* BEGIN Data excerpt *

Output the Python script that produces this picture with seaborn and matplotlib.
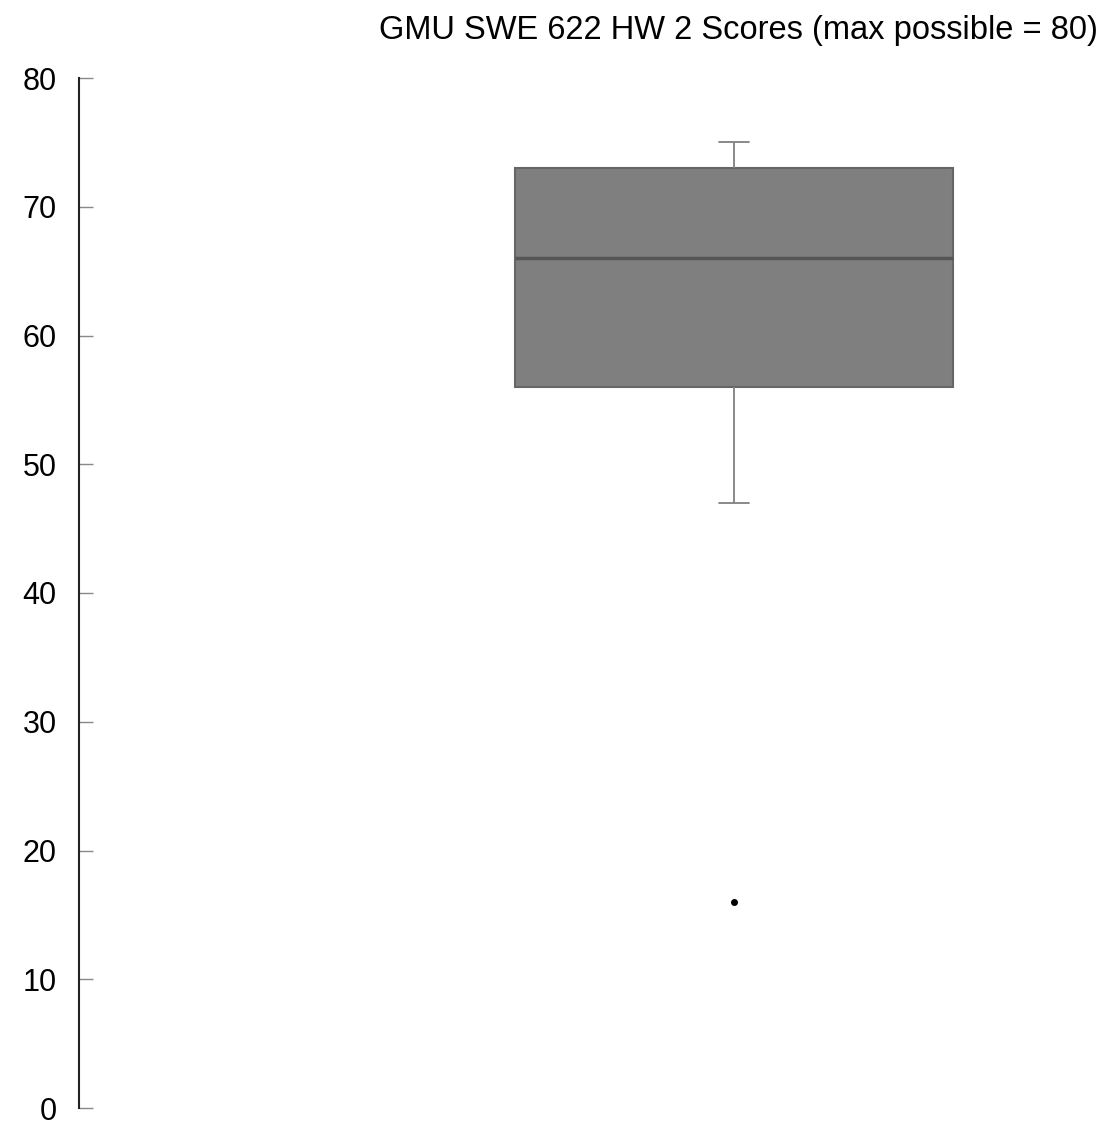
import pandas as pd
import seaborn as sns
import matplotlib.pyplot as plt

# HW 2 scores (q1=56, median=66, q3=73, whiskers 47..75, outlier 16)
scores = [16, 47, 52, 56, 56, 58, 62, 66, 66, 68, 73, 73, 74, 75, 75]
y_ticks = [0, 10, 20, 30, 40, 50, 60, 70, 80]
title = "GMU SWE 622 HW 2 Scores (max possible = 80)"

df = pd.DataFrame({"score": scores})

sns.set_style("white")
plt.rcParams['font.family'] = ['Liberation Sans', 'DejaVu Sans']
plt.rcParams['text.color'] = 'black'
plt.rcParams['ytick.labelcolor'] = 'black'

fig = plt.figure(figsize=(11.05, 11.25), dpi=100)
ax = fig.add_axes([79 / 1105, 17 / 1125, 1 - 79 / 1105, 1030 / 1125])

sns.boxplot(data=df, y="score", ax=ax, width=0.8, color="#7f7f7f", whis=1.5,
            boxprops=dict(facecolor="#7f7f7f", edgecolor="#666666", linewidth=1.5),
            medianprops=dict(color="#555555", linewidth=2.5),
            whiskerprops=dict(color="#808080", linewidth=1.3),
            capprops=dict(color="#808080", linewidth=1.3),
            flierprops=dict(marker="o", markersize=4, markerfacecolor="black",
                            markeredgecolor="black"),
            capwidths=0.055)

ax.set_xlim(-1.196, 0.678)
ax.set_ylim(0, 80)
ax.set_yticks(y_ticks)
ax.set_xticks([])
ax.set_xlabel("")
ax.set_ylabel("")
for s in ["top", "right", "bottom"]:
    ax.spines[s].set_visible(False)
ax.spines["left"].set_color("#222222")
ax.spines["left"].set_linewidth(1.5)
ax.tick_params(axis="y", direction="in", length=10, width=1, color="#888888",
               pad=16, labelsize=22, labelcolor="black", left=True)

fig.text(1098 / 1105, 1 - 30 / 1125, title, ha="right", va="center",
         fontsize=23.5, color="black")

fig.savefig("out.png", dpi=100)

* END Data excerpt *

Please restate the material above line by line, exactly, beginning at its first line and ending with the line that contains "plt.rcParams['ytick.labelcolor'] = 'black'", without any pictures.

Output the Python script that produces this picture with seaborn and matplotlib.
import pandas as pd
import seaborn as sns
import matplotlib.pyplot as plt

# HW 2 scores (q1=56, median=66, q3=73, whiskers 47..75, outlier 16)
scores = [16, 47, 52, 56, 56, 58, 62, 66, 66, 68, 73, 73, 74, 75, 75]
y_ticks = [0, 10, 20, 30, 40, 50, 60, 70, 80]
title = "GMU SWE 622 HW 2 Scores (max possible = 80)"

df = pd.DataFrame({"score": scores})

sns.set_style("white")
plt.rcParams['font.family'] = ['Liberation Sans', 'DejaVu Sans']
plt.rcParams['text.color'] = 'black'
plt.rcParams['ytick.labelcolor'] = 'black'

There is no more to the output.